Market structure: SNDK is the immediate winner — S&P inclusion (effective Nov 28) plus index-fund flows will mechanically bid the stock and add ~single-digit percentage points of demand in the first 1–4 weeks; hyperscalers and NAND-focused suppliers (and their capex beneficiaries) also benefit from multi-year contract visibility. Losers: legacy HDD franchises (WDC) and spot-market arbitrageurs if long-HDD/short-NAND positioning; pricing power for NAND OEMs is intact short-term given management and analyst calls of tight supply and multi-quarter shortages.

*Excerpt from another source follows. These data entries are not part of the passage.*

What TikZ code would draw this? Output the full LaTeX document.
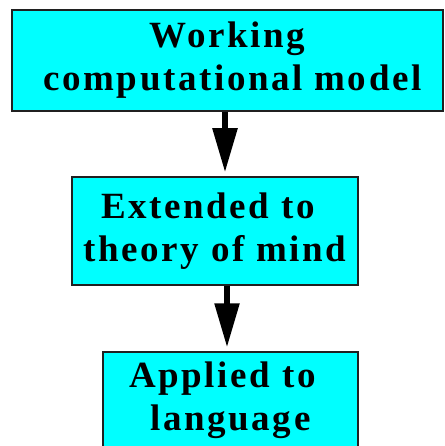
\documentclass[tikz,border=0pt]{standalone}
\usepackage{fontspec}
\setmainfont{Liberation Serif}
\usetikzlibrary{arrows.meta}
\definecolor{boxcyan}{HTML}{00FFFF}
\definecolor{boxedge}{HTML}{202020}
\tikzset{
  stepbox/.style={draw=boxedge, line width=1.5pt, fill=boxcyan, inner sep=0pt,
    align=center, font=\fontsize{37}{43}\selectfont\bfseries\addfontfeature{LetterSpace=7}},
  flow/.style={line width=5.5pt, -{Triangle[length=44pt, width=24pt]}, shorten >=4pt}
}
\begin{document}
\begin{tikzpicture}[x=1pt, y=-1pt]
\useasboundingbox (0,0) rectangle (444,446);
\clip (0,0) rectangle (444,446);
\node[stepbox, minimum width=431pt, minimum height=101pt] (b1) at (227.5,60.5) {Working\\\hspace*{10pt}computational model};
\node[stepbox, minimum width=286pt, minimum height=108pt] (b2) at (215,231) {Extended to\hspace*{14pt}\\theory of mind};
\node[stepbox, minimum width=255pt, minimum height=97pt] (b3) at (230.5,400.5) {Applied to\hspace*{16pt}\\language};
\coordinate (a1) at (225,0);
\coordinate (a2) at (227,0);
\draw[flow] (b1.south -| a1) -- (b2.north -| a1);
\draw[flow] (b2.south -| a2) -- (b3.north -| a2);
\end{tikzpicture}
\end{document}
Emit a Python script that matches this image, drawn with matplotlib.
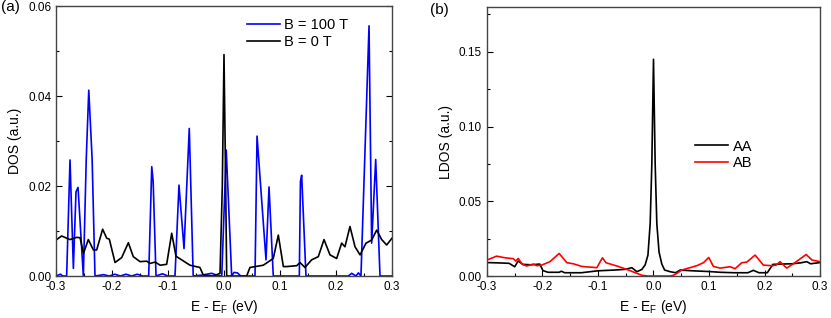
import matplotlib
matplotlib.use('Agg')
from matplotlib import pyplot as plt
from matplotlib.ticker import MultipleLocator, FormatStrFormatter

plt.rcParams['font.family'] = ['Liberation Sans', 'DejaVu Sans']
plt.rcParams['mathtext.default'] = 'regular'
plt.rcParams['axes.unicode_minus'] = False

# (a) DOS, B = 100 T
e_b100 = [-0.3, -0.292, -0.288, -0.281, -0.275, -0.269, -0.2643, -0.2607, -0.2512,
          -0.246, -0.2415, -0.2355, -0.2304, -0.215, -0.205, -0.195, -0.185, -0.175,
          -0.165, -0.155, -0.145, -0.1345, -0.129, -0.1265, -0.1214, -0.11, -0.1,
          -0.0875, -0.0804, -0.0714, -0.062, -0.055, -0.04, -0.022, -0.013, -0.004,
          0.004, 0.0137, 0.018, 0.024, 0.03, 0.045, 0.0554, 0.059, 0.075, 0.0804,
          0.088, 0.11, 0.13, 0.1345, 0.1365, 0.1387, 0.1464, 0.18, 0.222, 0.228,
          0.2357, 0.24, 0.2446, 0.259, 0.2637, 0.2709, 0.2786, 0.3]
dos_b100 = [0.0, 0.0004, 0.0, 0.0, 0.0258, 0.0017, 0.0187, 0.0197, 0.0,
            0.026, 0.0413, 0.026, 0.0, 0.0003, 0.0, 0.0004, 0.0, 0.0004,
            0.0, 0.0004, 0.0, 0.0, 0.0243, 0.021, 0.0, 0.0005, 0.0,
            0.0, 0.0202, 0.0061, 0.0328, 0.0, 0.0002, 0.0006, 0.0002, 0.0,
            0.028, 0.0, 0.0008, 0.0007, 0.0, 0.0, 0.0, 0.0311, 0.0036, 0.0198,
            0.0, 0.0, 0.0, 0.0, 0.021, 0.0224, 0.0, 0.0, 0.0, 0.0006,
            0.0, 0.0007, 0.0, 0.0556, 0.0073, 0.0259, 0.0, 0.0]

# (a) DOS, B = 0 T
e_b0 = [-0.3, -0.29, -0.275, -0.263, -0.257, -0.251, -0.2423, -0.2333, -0.2274,
        -0.2167, -0.2095, -0.2048, -0.1946, -0.1827, -0.1708, -0.162, -0.15, -0.138,
        -0.132, -0.123, -0.114, -0.1024, -0.0934, -0.0857, -0.0607, -0.043, -0.037,
        -0.019, -0.0071, -0.003, 0.0, 0.003, 0.0048, 0.0405, 0.0464, 0.0702, 0.088,
        0.097, 0.106, 0.112, 0.13, 0.1357, 0.1446, 0.1565, 0.1684, 0.1786, 0.1893,
        0.2012, 0.2101, 0.216, 0.225, 0.234, 0.243, 0.2536, 0.2637, 0.2727, 0.2816,
        0.2905, 0.3]
dos_b0 = [0.008, 0.0089, 0.0081, 0.0086, 0.0085, 0.005, 0.0081, 0.0058, 0.0058,
          0.0104, 0.0084, 0.0082, 0.003, 0.0041, 0.0074, 0.0043, 0.0032, 0.0033,
          0.0028, 0.0031, 0.0024, 0.0026, 0.0095, 0.0044, 0.0024, 0.0019, 0.0002,
          0.0, 0.0006, 0.02, 0.0492, 0.02, 0.0, 0.0, 0.0019, 0.0024, 0.0039,
          0.0091, 0.0021, 0.0021, 0.0023, 0.003, 0.0019, 0.0036, 0.0043, 0.0081, 0.0047,
          0.0039, 0.0073, 0.0065, 0.011, 0.0065, 0.0047, 0.0073, 0.008, 0.0102, 0.0081,
          0.0069, 0.0084]

# (b) LDOS, AA site
e_aa = [-0.3, -0.28, -0.26, -0.25, -0.244, -0.235, -0.22, -0.205, -0.199, -0.19,
        -0.17, -0.166, -0.16, -0.13, -0.1, -0.07, -0.05, -0.039, -0.03, -0.021,
        -0.015, -0.01, -0.006, -0.003, 0.0, 0.003, 0.006, 0.01, 0.015, 0.02, 0.03,
        0.04, 0.048, 0.07, 0.1, 0.12, 0.145, 0.17, 0.18, 0.19, 0.205, 0.215, 0.23,
        0.25, 0.265, 0.276, 0.283, 0.3]
ldos_aa = [0.009, 0.0088, 0.0085, 0.0062, 0.010, 0.0078, 0.0075, 0.008, 0.0036, 0.0025,
           0.0025, 0.0032, 0.0022, 0.0022, 0.0035, 0.004, 0.0045, 0.0056, 0.0029, 0.0044,
           0.0075, 0.014, 0.035, 0.075, 0.145, 0.075, 0.035, 0.016, 0.008, 0.004, 0.0029,
           0.0022, 0.004, 0.0035, 0.003, 0.0025, 0.0022, 0.0022, 0.0038, 0.0022, 0.0022,
           0.0078, 0.008, 0.0082, 0.0088, 0.0096, 0.0082, 0.009]

# (b) LDOS, AB site
e_ab = [-0.3, -0.2826, -0.2676, -0.2526, -0.248, -0.2437, -0.2364, -0.2285, -0.2165,
        -0.21, -0.2015, -0.1865, -0.17, -0.156, -0.1445, -0.129, -0.102, -0.092,
        -0.0857, -0.0633, -0.045, -0.03, -0.021, -0.01, 0.03, 0.0357, 0.042, 0.051,
        0.078, 0.09, 0.0995, 0.108, 0.12, 0.138, 0.147, 0.159, 0.168, 0.183, 0.198,
        0.213, 0.221, 0.228, 0.24, 0.252, 0.275, 0.2855, 0.3]
ldos_ab = [0.0107, 0.0133, 0.0122, 0.0116, 0.010, 0.0118, 0.0078, 0.0067, 0.008,
           0.0069, 0.0073, 0.0096, 0.0151, 0.0089, 0.0082, 0.0064, 0.0056, 0.0122,
           0.0089, 0.0064, 0.004, 0.0018, 0.0005, 0.0, 0.0, 0.0005, 0.0018, 0.004,
           0.0069, 0.0089, 0.0124, 0.0064, 0.0053, 0.0062, 0.0049, 0.0089, 0.0093, 0.014, 0.0073,
           0.0069, 0.0073, 0.0096, 0.0053, 0.0082, 0.0144, 0.0107, 0.0096]

fig = plt.figure(figsize=(8.31, 3.18), dpi=100)
ax_a = fig.add_axes([0.0674, 0.132, 0.4043, 0.849])
ax_b = fig.add_axes([0.586, 0.132, 0.4008, 0.846])

ax_a.plot(e_b100, dos_b100, color='#0000ff', lw=1.2, label='B = 100 T')
ax_a.plot(e_b0, dos_b0, color='black', lw=1.2, label='B = 0 T')
ax_a.set_xlim(-0.3, 0.3)
ax_a.set_ylim(0, 0.06)
ax_a.yaxis.set_major_locator(MultipleLocator(0.02))
ax_a.yaxis.set_minor_locator(MultipleLocator(0.01))
ax_a.yaxis.set_major_formatter(FormatStrFormatter('%.2f'))
ax_a.set_ylabel('DOS (a.u.)', fontsize=10)
ax_a.legend(loc='upper right', bbox_to_anchor=(0.91, 1.005), frameon=False,
            fontsize=10.5, handlelength=2.3, handletextpad=0.3, labelspacing=0.2)
ax_a.tick_params(which='both', right=True)

ax_b.plot(e_aa, ldos_aa, color='black', lw=1.2, label='AA')
ax_b.plot(e_ab, ldos_ab, color='#ff0000', lw=1.2, label='AB')
ax_b.set_xlim(-0.3, 0.3)
ax_b.set_ylim(0, 0.18)
ax_b.yaxis.set_major_locator(MultipleLocator(0.05))
ax_b.yaxis.set_minor_locator(MultipleLocator(0.025))
ax_b.yaxis.set_major_formatter(FormatStrFormatter('%.2f'))
ax_b.set_ylabel('LDOS (a.u.)', fontsize=10)
ax_b.legend(loc='center left', bbox_to_anchor=(0.585, 0.45), frameon=False,
            fontsize=10.5, handlelength=2.3, handletextpad=0.3, labelspacing=0.2)

for ax in (ax_a, ax_b):
    ax.xaxis.set_major_locator(MultipleLocator(0.1))
    ax.xaxis.set_minor_locator(MultipleLocator(0.05))
    ax.xaxis.set_major_formatter(FormatStrFormatter('%.1f'))
    ax.set_xlabel('E - E$_F$ (eV)', fontsize=10)
    ax.tick_params(which='both', direction='in', labelsize=8.5)
    ax.tick_params(which='major', length=4, width=0.8)
    ax.tick_params(which='minor', length=2.5, width=0.8)
    for sp in ax.spines.values():
        sp.set_color('#444444')
        sp.set_linewidth(1.0)

fig.text(0.001, 0.965, '(a)', fontsize=11)
fig.text(0.518, 0.955, '(b)', fontsize=11)

fig.savefig('out.png', dpi=100)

Risk assessment: Primary tail risk is a supply-capex reacceleration that creates oversupply within 12–18 months, which historically can compress NAND ASPs by 30–60%; secondary risks include a datacenter demand shock or manufacturing yield defects that would reverse sentiment quickly. Time horizons: immediate (days) = S&P mechanical buying and vol compression; weeks–months = analyst revisions and contract roll-outs; 12–24 months = cycle-driven margin normalization. Trade implications: Establish a tactical long exposure to SNDK (2–3% portfolio) pre-inclusion to capture index flows, using defined-risk option structures (buy 3-month ATM call spread, buy strike +20–30% OTM). Pair trade: long SNDK / short WDC equal notional (0.8–1.2x) to isolate NAND vs HDD exposure. Size a protective tail hedge: buy 12-month SNDK 20% OTM puts sized ~0.5% of portfolio. Contrarian angles: Consensus overlooks cyclicality — 512% YTD and ~3x forward sales already price durable upside; inclusion effects often fade in 3–6 months. Watch for supplier capex announcements >$8–10bn aggregate or three new fabs announced within six months — that would be the catalyst to materially reduce SNDK upside and should trigger de-risking or hedge monetization.